--- Problem details ---
Lines containing the word "this" need to be counted. Please reply with how many there are, and nothing else.

--- Extracted entries ---

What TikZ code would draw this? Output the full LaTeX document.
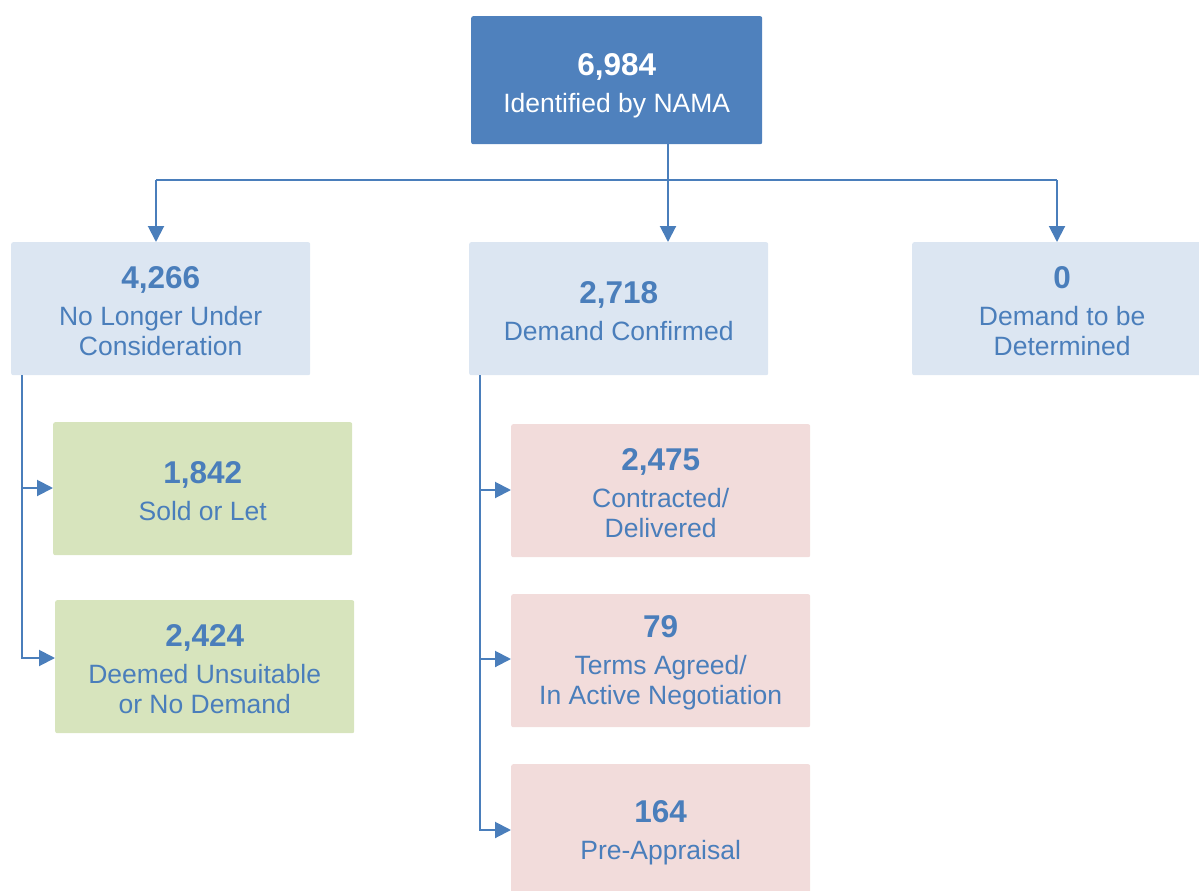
\documentclass[tikz,border=0pt]{standalone}
\usepackage{fontspec}
\setmainfont{Liberation Sans}
\usetikzlibrary{arrows.meta}
\definecolor{topblue}{HTML}{4F81BD}
\definecolor{lightblue}{HTML}{DCE6F2}
\definecolor{lightgreen}{HTML}{D7E4BD}
\definecolor{lightpink}{HTML}{F2DCDB}
\definecolor{txtblue}{HTML}{4A7EBB}
\definecolor{linecol}{HTML}{4A7EBB}
\newcommand{\boxtext}[3][27]{\fontsize{31.5}{30}\selectfont\bfseries\rule{0pt}{#1pt}#2\\[7pt]\fontsize{26.5}{30}\selectfont\mdseries #3}
\tikzset{
  box/.style={anchor=north west, minimum width=299pt, minimum height=133pt, inner sep=0pt,
    align=center, rounded corners=2pt, text=txtblue, font=\fontsize{26.5}{30}\selectfont},
  topbox/.style={box, fill=topblue, text=white, minimum width=291pt, minimum height=128pt},
  bluebox/.style={box, fill=lightblue},
  greenbox/.style={box, fill=lightgreen},
  pinkbox/.style={box, fill=lightpink},
  conn/.style={draw=linecol, line width=2pt},
  arr/.style={conn, -{Triangle[width=16pt,length=16pt]}}
}
\begin{document}
\begin{tikzpicture}[x=1pt,y=-1pt]
\useasboundingbox (0,0) rectangle (1199,891);
\node[topbox] (top) at (471,16) {\boxtext[33]{6,984}{Identified by NAMA}};
\node[bluebox] (nl) at (11,242) {\boxtext{4,266}{No Longer Under\\Consideration}};
\node[bluebox] (dc) at (469,242) {\boxtext{2,718}{Demand Confirmed}};
\node[bluebox, minimum width=300pt] (dd) at (912,242) {\boxtext{0}{Demand to be\\Determined}};
\node[greenbox] (sl) at (53,422) {\boxtext{1,842}{Sold or Let}};
\node[greenbox] (du) at (55,600) {\boxtext{2,424}{Deemed Unsuitable\\or No Demand}};
\node[pinkbox] (cd) at (511,424) {\boxtext{2,475}{Contracted/\\Delivered}};
\node[pinkbox] (ta) at (511,594) {\boxtext{79}{Terms Agreed/\\In Active Negotiation}};
\node[pinkbox] (pa) at (511,764) {\boxtext{164}{Pre-Appraisal}};
\coordinate (j) at (668,180);
\coordinate (jl) at (156,180);
\coordinate (jr) at (1057,180);
\draw[conn] (top.south -| j) -- (j);
\draw[conn] (jl) -- (jr);
\draw[arr] (jl) -- (jl |- nl.north);
\draw[arr] (j) -- (j |- dc.north);
\draw[arr] (jr) -- (jr |- dd.north);
\coordinate (lt) at (22,375);
\coordinate (mt) at (480,375);
\draw[conn] (lt) -- (22,659);
\draw[arr] (22,488) -- (sl.west |- 22,488);
\draw[arr] (22,658) -- (du.west |- 22,658);
\draw[conn] (mt) -- (480,831);
\draw[arr] (480,490) -- (cd.west |- 480,490);
\draw[arr] (480,659) -- (ta.west |- 480,659);
\draw[arr] (480,830) -- (pa.west |- 480,830);
\end{tikzpicture}
\end{document}
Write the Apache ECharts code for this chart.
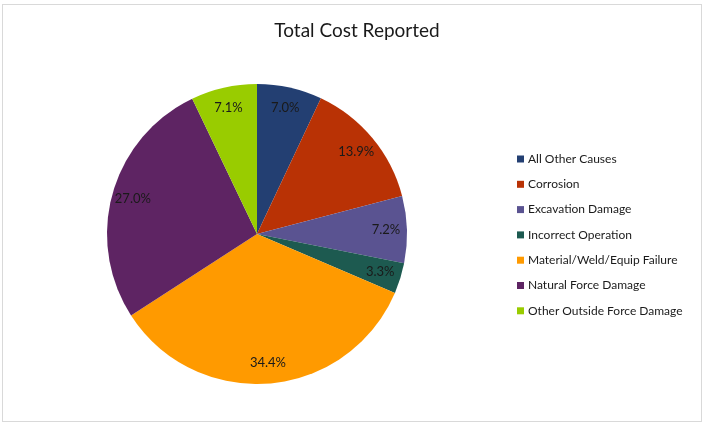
<!DOCTYPE html>
<html>
<head>
<meta charset="utf-8">
<script src="https://cdn.jsdelivr.net/npm/echarts@6/dist/echarts.min.js"></script>
<style>
html,body{margin:0;padding:0;background:#fff;}
#frame{position:absolute;left:2px;top:4px;width:700px;height:418px;border:1px solid #d9d9d9;box-sizing:border-box;}
#chart{position:absolute;left:0;top:0;width:708px;height:436px;}
</style>
</head>
<body>
<div id="frame"></div>
<div id="chart"></div>
<script>
const titleText = 'Total Cost Reported';
const categories = ['All Other Causes','Corrosion','Excavation Damage','Incorrect Operation','Material/Weld/Equip Failure','Natural Force Damage','Other Outside Force Damage'];
const values = [7.0, 13.9, 7.2, 3.3, 34.4, 27.0, 7.1];
const colors = ['#233F72','#B93205','#5A5391','#1D5A50','#FF9A00','#5E2463','#99CC00'];

const data = categories.map((c,i)=>({name:c, value:values[i], itemStyle:{color:colors[i]}}));
const font = 'Lato, "Open Sans", sans-serif';
const chart = echarts.init(document.getElementById('chart'), null, {renderer:'canvas'});
chart.setOption({
  animation:false,
  backgroundColor:'transparent',
  title:{text:titleText,left:352,top:16,textAlign:'center',textStyle:{fontFamily:font,fontSize:19,fontWeight:'normal',color:'#1a1a1a'}},
  legend:{
    orient:'vertical', left:512, top:146,
    icon:'rect', itemWidth:7, itemHeight:7, itemGap:9.3,
    textStyle:{fontFamily:font,fontSize:12,color:'#1a1a1a',lineHeight:16,padding:[0,0,0,-1]},
    data:categories
  },
  series:[
    {type:'pie', center:[257,234], radius:[0,150], startAngle:90, clockwise:true,
     data:data, label:{show:false}, labelLine:{show:false}, silent:true},
    {type:'pie', center:[257,234], radius:[102,150], startAngle:90, clockwise:true,
     data:categories.map((c,i)=>({name:c,value:values[i]})),
     itemStyle:{color:'rgba(0,0,0,0)'}, silent:true, legendHoverLink:false,
     label:{show:true, position:'inside', formatter:p=>values[p.dataIndex].toFixed(1)+'%',
            fontFamily:font, fontSize:13, color:'#1a1a1a'},
     labelLine:{show:false}}
  ]
});
</script>
</body>
</html>
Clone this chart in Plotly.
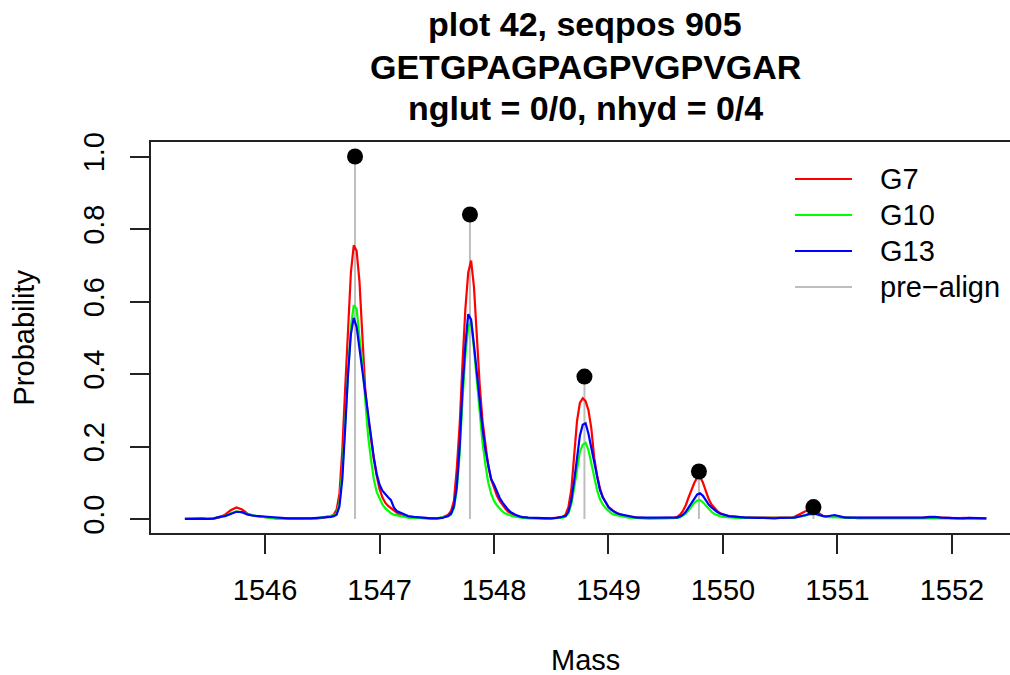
import plotly.graph_objects as go

# ---------------- data ----------------
MASS = [
    1545.30, 1545.35, 1545.40, 1545.45, 1545.50, 1545.55, 1545.60, 1545.65, 1545.70, 1545.75,
    1545.80, 1545.85, 1545.90, 1545.95, 1546.00, 1546.05, 1546.10, 1546.15, 1546.20, 1546.25,
    1546.30, 1546.35, 1546.40, 1546.45, 1546.50, 1546.55,
    1546.575, 1546.600, 1546.625, 1546.650, 1546.675, 1546.700, 1546.725, 1546.750, 1546.775, 1546.800,
    1546.825, 1546.850, 1546.875, 1546.900, 1546.925, 1546.950, 1546.975, 1547.000, 1547.025, 1547.050,
    1547.075, 1547.100, 1547.125, 1547.150, 1547.175, 1547.200, 1547.225, 1547.250,
    1547.30, 1547.35, 1547.40, 1547.45, 1547.50, 1547.55,
    1547.575, 1547.600, 1547.625, 1547.650, 1547.675, 1547.700, 1547.725, 1547.750, 1547.775, 1547.800,
    1547.825, 1547.850, 1547.875, 1547.900, 1547.925, 1547.950, 1547.975, 1548.000, 1548.025, 1548.050,
    1548.075, 1548.100, 1548.125, 1548.150, 1548.175, 1548.200, 1548.225, 1548.250,
    1548.30, 1548.35, 1548.40, 1548.45, 1548.50, 1548.55,
    1548.575, 1548.600, 1548.625, 1548.650, 1548.675, 1548.700, 1548.725, 1548.750, 1548.775, 1548.800,
    1548.825, 1548.850, 1548.875, 1548.900, 1548.925, 1548.950, 1548.975, 1549.000, 1549.025, 1549.050,
    1549.075, 1549.100, 1549.125, 1549.150, 1549.175, 1549.200, 1549.225, 1549.250,
    1549.30, 1549.35, 1549.40, 1549.45, 1549.50, 1549.55,
    1549.575, 1549.600, 1549.625, 1549.650, 1549.675, 1549.700, 1549.725, 1549.750, 1549.775, 1549.800,
    1549.825, 1549.850, 1549.875, 1549.900, 1549.925, 1549.950, 1549.975, 1550.000, 1550.025, 1550.050,
    1550.075, 1550.100, 1550.125, 1550.150, 1550.175, 1550.200, 1550.225, 1550.250,
    1550.30, 1550.35, 1550.40, 1550.45, 1550.50, 1550.55,
    1550.575, 1550.600, 1550.625, 1550.650, 1550.675, 1550.700, 1550.725, 1550.750, 1550.775, 1550.800,
    1550.825, 1550.850, 1550.875, 1550.900, 1550.925, 1550.950, 1550.975, 1551.000, 1551.025, 1551.050,
    1551.075, 1551.100, 1551.125, 1551.150, 1551.175, 1551.200, 1551.225, 1551.250,
    1551.30, 1551.35, 1551.40, 1551.45, 1551.50, 1551.55, 1551.60, 1551.65, 1551.70, 1551.75,
    1551.80, 1551.85, 1551.90, 1551.95, 1552.00, 1552.05, 1552.10, 1552.15, 1552.20, 1552.25,
    1552.30,
]

G7 = [
    0.001, 0.001, 0.000, 0.001, 0.001, 0.002, 0.004, 0.012, 0.024, 0.032,
    0.026, 0.014, 0.009, 0.007, 0.005, 0.003, 0.002, 0.002, 0.001, 0.002,
    0.001, 0.002, 0.001, 0.002, 0.003, 0.006,
    0.008, 0.012, 0.025, 0.070, 0.190, 0.360, 0.540, 0.680, 0.755, 0.740,
    0.655, 0.500, 0.360, 0.280, 0.220, 0.165, 0.120, 0.083, 0.060, 0.045,
    0.036, 0.030, 0.022, 0.016, 0.012, 0.009, 0.007, 0.005,
    0.004, 0.003, 0.002, 0.002, 0.002, 0.004,
    0.008, 0.012, 0.022, 0.050, 0.140, 0.260, 0.430, 0.580, 0.680, 0.713,
    0.640, 0.500, 0.370, 0.270, 0.200, 0.145, 0.110, 0.085, 0.065, 0.050,
    0.038, 0.028, 0.020, 0.015, 0.011, 0.008, 0.006, 0.005,
    0.003, 0.002, 0.002, 0.001, 0.002, 0.003,
    0.004, 0.006, 0.012, 0.033, 0.080, 0.170, 0.270, 0.320, 0.333, 0.325,
    0.300, 0.250, 0.170, 0.120, 0.085, 0.060, 0.045, 0.033, 0.027, 0.020,
    0.016, 0.013, 0.011, 0.008, 0.006, 0.005, 0.004, 0.004,
    0.003, 0.002, 0.002, 0.002, 0.003, 0.003,
    0.004, 0.006, 0.012, 0.022, 0.038, 0.060, 0.082, 0.100, 0.115, 0.117,
    0.100, 0.075, 0.055, 0.040, 0.030, 0.022, 0.016, 0.012, 0.010, 0.008,
    0.007, 0.006, 0.005, 0.005, 0.004, 0.004, 0.004, 0.004,
    0.003, 0.002, 0.002, 0.002, 0.002, 0.003,
    0.003, 0.004, 0.006, 0.010, 0.012, 0.016, 0.022, 0.027, 0.030, 0.028,
    0.020, 0.013, 0.009, 0.007, 0.006, 0.006, 0.007, 0.006, 0.005, 0.004,
    0.004, 0.003, 0.003, 0.003, 0.003, 0.003, 0.003, 0.003,
    0.003, 0.003, 0.002, 0.003, 0.002, 0.003, 0.003, 0.002, 0.003, 0.004,
    0.006, 0.005, 0.004, 0.003, 0.003, 0.002, 0.003, 0.002, 0.002, 0.002,
    0.002,
]

G10 = [
    0.001, 0.001, 0.001, 0.000, 0.001, 0.002, 0.005, 0.009, 0.016, 0.021,
    0.018, 0.013, 0.010, 0.007, 0.004, 0.003, 0.002, 0.001, 0.002, 0.001,
    0.002, 0.001, 0.002, 0.002, 0.004, 0.008,
    0.008, 0.010, 0.015, 0.045, 0.130, 0.270, 0.420, 0.530, 0.590, 0.580,
    0.500, 0.430, 0.330, 0.230, 0.165, 0.110, 0.075, 0.055, 0.040, 0.030,
    0.022, 0.016, 0.012, 0.010, 0.008, 0.006, 0.005, 0.004,
    0.003, 0.002, 0.002, 0.001, 0.002, 0.004,
    0.006, 0.008, 0.012, 0.030, 0.080, 0.180, 0.330, 0.450, 0.530, 0.545,
    0.470, 0.380, 0.290, 0.210, 0.150, 0.100, 0.070, 0.050, 0.038, 0.028,
    0.020, 0.015, 0.011, 0.009, 0.007, 0.005, 0.004, 0.003,
    0.002, 0.002, 0.001, 0.001, 0.002, 0.002,
    0.003, 0.004, 0.007, 0.016, 0.040, 0.085, 0.140, 0.185, 0.205, 0.210,
    0.190, 0.155, 0.115, 0.080, 0.055, 0.040, 0.030, 0.022, 0.016, 0.012,
    0.010, 0.008, 0.006, 0.005, 0.004, 0.004, 0.003, 0.003,
    0.002, 0.002, 0.001, 0.002, 0.002, 0.002,
    0.002, 0.003, 0.005, 0.009, 0.015, 0.024, 0.035, 0.045, 0.051, 0.052,
    0.046, 0.037, 0.028, 0.020, 0.014, 0.010, 0.008, 0.006, 0.005, 0.004,
    0.004, 0.003, 0.003, 0.003, 0.003, 0.003, 0.003, 0.003,
    0.003, 0.002, 0.002, 0.002, 0.002, 0.002,
    0.002, 0.003, 0.004, 0.005, 0.006, 0.008, 0.010, 0.012, 0.013, 0.013,
    0.011, 0.009, 0.007, 0.006, 0.005, 0.005, 0.005, 0.005, 0.004, 0.004,
    0.003, 0.003, 0.003, 0.003, 0.002, 0.002, 0.002, 0.002,
    0.002, 0.002, 0.002, 0.002, 0.003, 0.002, 0.002, 0.002, 0.003, 0.003,
    0.004, 0.004, 0.003, 0.003, 0.002, 0.002, 0.002, 0.002, 0.002, 0.002,
    0.002,
]

G13 = [
    0.000, 0.001, 0.001, 0.001, 0.000, 0.001, 0.006, 0.008, 0.014, 0.020,
    0.019, 0.012, 0.009, 0.008, 0.005, 0.004, 0.003, 0.002, 0.002, 0.002,
    0.001, 0.002, 0.002, 0.003, 0.003, 0.005,
    0.006, 0.008, 0.012, 0.035, 0.110, 0.250, 0.400, 0.510, 0.555, 0.530,
    0.470, 0.410, 0.340, 0.280, 0.220, 0.170, 0.125, 0.095, 0.078, 0.068,
    0.060, 0.052, 0.032, 0.022, 0.018, 0.014, 0.010, 0.008,
    0.006, 0.004, 0.003, 0.002, 0.002, 0.003,
    0.006, 0.008, 0.015, 0.035, 0.090, 0.200, 0.360, 0.480, 0.565, 0.550,
    0.480, 0.400, 0.320, 0.250, 0.190, 0.145, 0.110, 0.095, 0.075, 0.058,
    0.045, 0.034, 0.025, 0.018, 0.013, 0.010, 0.007, 0.005,
    0.004, 0.003, 0.002, 0.002, 0.002, 0.003,
    0.004, 0.005, 0.008, 0.020, 0.050, 0.105, 0.170, 0.230, 0.260, 0.264,
    0.235, 0.195, 0.150, 0.110, 0.080, 0.060, 0.045, 0.033, 0.025, 0.020,
    0.016, 0.013, 0.011, 0.009, 0.007, 0.006, 0.005, 0.004,
    0.004, 0.003, 0.002, 0.003, 0.002, 0.003,
    0.003, 0.004, 0.007, 0.012, 0.020, 0.032, 0.045, 0.058, 0.068, 0.071,
    0.064, 0.052, 0.040, 0.032, 0.025, 0.019, 0.015, 0.012, 0.010, 0.008,
    0.007, 0.006, 0.005, 0.005, 0.004, 0.004, 0.004, 0.003,
    0.003, 0.003, 0.002, 0.002, 0.003, 0.003,
    0.003, 0.003, 0.004, 0.006, 0.007, 0.009, 0.011, 0.014, 0.016, 0.016,
    0.013, 0.010, 0.008, 0.007, 0.008, 0.010, 0.011, 0.009, 0.006, 0.005,
    0.004, 0.004, 0.003, 0.003, 0.003, 0.003, 0.003, 0.003,
    0.003, 0.002, 0.003, 0.002, 0.003, 0.003, 0.002, 0.003, 0.002, 0.004,
    0.005, 0.006, 0.004, 0.003, 0.003, 0.003, 0.002, 0.003, 0.002, 0.003,
    0.002,
]

# pre-align (theoretical) isotope sticks
PRE_MASS = [1546.786, 1547.790, 1548.790, 1549.790, 1550.790]
PRE_PROB = [1.000, 0.840, 0.393, 0.131, 0.033]

SERIES_NAMES = ["G7", "G10", "G13", "pre\u2212align"]
SERIES_COLORS = ["#FF0000", "#00FF00", "#0000FF", "#BEBEBE"]

TITLE_LINES = ["plot 42, seqpos 905", "GETGPAGPAGPVGPVGAR", "nglut = 0/0, nhyd = 0/4"]
X_TICKS = [1546, 1547, 1548, 1549, 1550, 1551, 1552]
Y_TICKS = [0.0, 0.2, 0.4, 0.6, 0.8, 1.0]

FONT = "Liberation Sans, Arial, Helvetica, sans-serif"

# ---------------- figure ----------------
W, H = 1010, 675
ML, MR, MT, MB = 151, 0, 142, 142
PW, PH = W - ML - MR, H - MT - MB


def px_x(px):
    return (px - ML) / PW


def px_y(py):
    return (H - MB - py) / PH


fig = go.Figure()

# grey sticks (pre-align)
stick_x, stick_y = [], []
for m, p in zip(PRE_MASS, PRE_PROB):
    stick_x += [m, m, None]
    stick_y += [0, p, None]
fig.add_trace(go.Scatter(x=stick_x, y=stick_y, mode="lines",
                         line=dict(color=SERIES_COLORS[3], width=2),
                         name=SERIES_NAMES[3], showlegend=False, hoverinfo="skip"))

for name, ys, col in zip(SERIES_NAMES[:3], [G7, G10, G13], SERIES_COLORS[:3]):
    fig.add_trace(go.Scatter(x=MASS, y=ys, mode="lines", name=name,
                             line=dict(color=col, width=2.2), showlegend=False))

fig.add_trace(go.Scatter(x=PRE_MASS, y=PRE_PROB, mode="markers",
                         marker=dict(color="black", size=16), showlegend=False,
                         name="theoretical"))

axis_common = dict(showline=True, linecolor="#222", linewidth=1.5,
                   ticks="outside", ticklen=19, tickwidth=1.5, tickcolor="#222",
                   showgrid=False, zeroline=False,
                   tickfont=dict(family=FONT, size=29, color="#000"))

fig.update_xaxes(range=[1545.004, 1552.507], tickvals=X_TICKS, mirror=True,
                 ticklabelstandoff=11, **axis_common)
fig.update_yaxes(range=[-0.0386, 1.04], tickvals=Y_TICKS, tickformat=".1f",
                 tickangle=-90, ticklabelstandoff=15, **axis_common)

annotations = []
for line, py in zip(TITLE_LINES, [24, 67, 108]):
    annotations.append(dict(text="<b>" + line + "</b>", x=px_x(585), y=px_y(py),
                            xref="paper", yref="paper", xanchor="center", yanchor="middle",
                            showarrow=False, font=dict(family=FONT, size=34, color="#000")))
annotations.append(dict(text="Mass", x=px_x(585), y=px_y(660), xref="paper", yref="paper",
                        xanchor="center", yanchor="middle", showarrow=False,
                        font=dict(family=FONT, size=29, color="#000")))
annotations.append(dict(text="Probability", x=px_x(23), y=px_y(337.5), xref="paper", yref="paper",
                        xanchor="center", yanchor="middle", showarrow=False, textangle=-90,
                        font=dict(family=FONT, size=29, color="#000")))

shapes = []
for name, col, py in zip(SERIES_NAMES, SERIES_COLORS, [179, 215, 251, 287]):
    shapes.append(dict(type="line", xref="paper", yref="paper",
                       x0=px_x(795), x1=px_x(852), y0=px_y(py), y1=px_y(py),
                       line=dict(color=col, width=2)))
    annotations.append(dict(text=name, x=px_x(878), y=px_y(py), xref="paper", yref="paper",
                            xanchor="left", yanchor="middle", showarrow=False,
                            font=dict(family=FONT, size=29, color="#000")))

fig.update_layout(width=W, height=H, margin=dict(l=ML, r=MR, t=MT, b=MB, pad=0),
                  paper_bgcolor="white", plot_bgcolor="white",
                  showlegend=False, annotations=annotations, shapes=shapes,
                  font=dict(family=FONT, color="#000"))

fig.write_html("out.html")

--- Answer ---
3